Can you do all that while putting child through public school?  I think so, but I didn’t want to try, I felt a different calling.  Home schooling is not for everyone, but raising your kids is, and however you feel you are best able to do that, it is still your freedom to choose.  The main thing to remember is that there is a philosophy to everything you do, whether you have labeled it or not.  So, if you kids are in public or private school, just be sure you are doing your part to be there to teach them life, to build their character through each situation they encounter.  Your kids don’t have to go any further than right within themselves to be faced with all the temptation, and evil desire that their flesh can afford them, so keeping them out of a public school doesn’t mean that they are protected, or in a bubble.  I hope to use the time wisely to help them gain strength  before releasing them to the wolves of the world, hopefully after they have somewhat mastered the beast within, through full submission to God.  
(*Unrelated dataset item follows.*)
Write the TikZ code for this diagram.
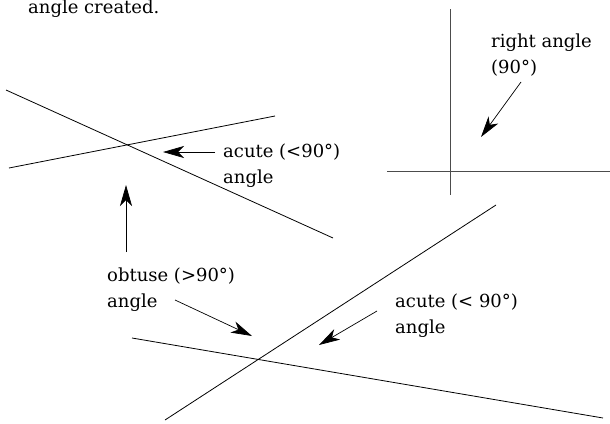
\documentclass[tikz,border=0pt]{standalone}
\usepackage{fontspec}
\setmainfont{DejaVu Serif}
\usetikzlibrary{arrows.meta}

\tikzset{
	pointer/.style={-{Stealth[length=21pt,width=12pt,inset=6pt]}, line width=0.7pt},
	angle text/.style={anchor=base west, inner sep=0pt, align=left,
		font=\fontsize{18}{26}\selectfont},
	crossing/.style={line width=0.8pt},
	square line/.style={line width=0.8pt, black!70}
}

\begin{document}
\begin{tikzpicture}[x=1pt,y=-1pt]
	\useasboundingbox (0,0) rectangle (610,423);
	% Caption left over from the text above
	\node[angle text] (Caption) at (28,13) {angle created.};

	% First pair of crossing lines (upper left)
	\draw[crossing] (6,90) coordinate (Steep Start) -- (333,238)
		coordinate (Steep End);
	\draw[crossing] (9,168) coordinate (Flat Start) -- (275,116)
		coordinate (Flat End);
	% Labels and arrows for the first pair
	%	(base of a two-line node sits on its last line)
	\node[angle text] (Acute Upper) at (223,183) {acute (<90°)\\angle};
	\coordinate (Acute Upper Tail) at (215,152);
	\coordinate (Acute Upper Tip) at (163,152);
	\draw[pointer] (Acute Upper Tail) -- (Acute Upper Tip);
	\node[angle text] (Obtuse) at (107,307) {obtuse (>90°)\\angle};
	\coordinate (Obtuse Up Tail) at (126,252);
	\coordinate (Obtuse Up Tip) at (126,185);
	\draw[pointer] (Obtuse Up Tail) -- (Obtuse Up Tip);

	% Second pair of crossing lines (bottom)
	\draw[crossing] (165,420) coordinate (Rise Start) -- (496,205)
		coordinate (Rise End);
	\draw[crossing] (132,338) coordinate (Low Start) -- (603,418)
		coordinate (Low End);
	\coordinate (Obtuse Down Tail) at (175,300);
	\coordinate (Obtuse Down Tip) at (252,336);
	\draw[pointer] (Obtuse Down Tail) -- (Obtuse Down Tip);
	\node[angle text] (Acute Lower) at (395,333) {acute (< 90°)\\angle};
	\coordinate (Acute Lower Tail) at (377,311);
	\coordinate (Acute Lower Tip) at (319,345);
	\draw[pointer] (Acute Lower Tail) -- (Acute Lower Tip);

	% The right angle (upper right)
	\draw[square line] (450,9) coordinate (Upright Top) -- (450,195)
		coordinate (Upright Bottom);
	\draw[square line] (387,171) coordinate (Level Left) -- (610,171)
		coordinate (Level Right);
	\node[angle text] (Right) at (491,73) {right angle\\(90°)};
	\coordinate (Right Tail) at (521,82);
	\coordinate (Right Tip) at (481,137);
	\draw[pointer] (Right Tail) -- (Right Tip);
\end{tikzpicture}
\end{document}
So we don’t homeschool because we are afraid of public schools, we don’t homeschool because we think we will have smarter kids, we don’t homeschool because we’re weird.  We homeschool because we felt convicted that our kids were given to us, and we’re just not ready to give them to someone else to influence them so deeply just yet.  I’d like at least a few more years to build memories and have time spent before they turn 18 and start their own life away from me.  I can never have these years back, and so I think I’ll just enjoy every crazy, tiresome minute of them.  I want to enjoy every moment, to be able to look back and remember the first book they read aloud, being beside them when they learned 2+2=4 taking a day off of book learning to explore the woods on a beautiful day, to be able to say “yes” to more spontaneous fun and in turn teach them how to steward their time, rather than having them constantly on someone else’s schedule.  They have their whole life to be on a schedule, right? I want to enjoy the freedom to spend more time together, rather than time spent doing homework after a full day away from me.

So that, in a nutshell, is why we home educate; because I am not bringing school home, I am keeping my kids home while they discover the world.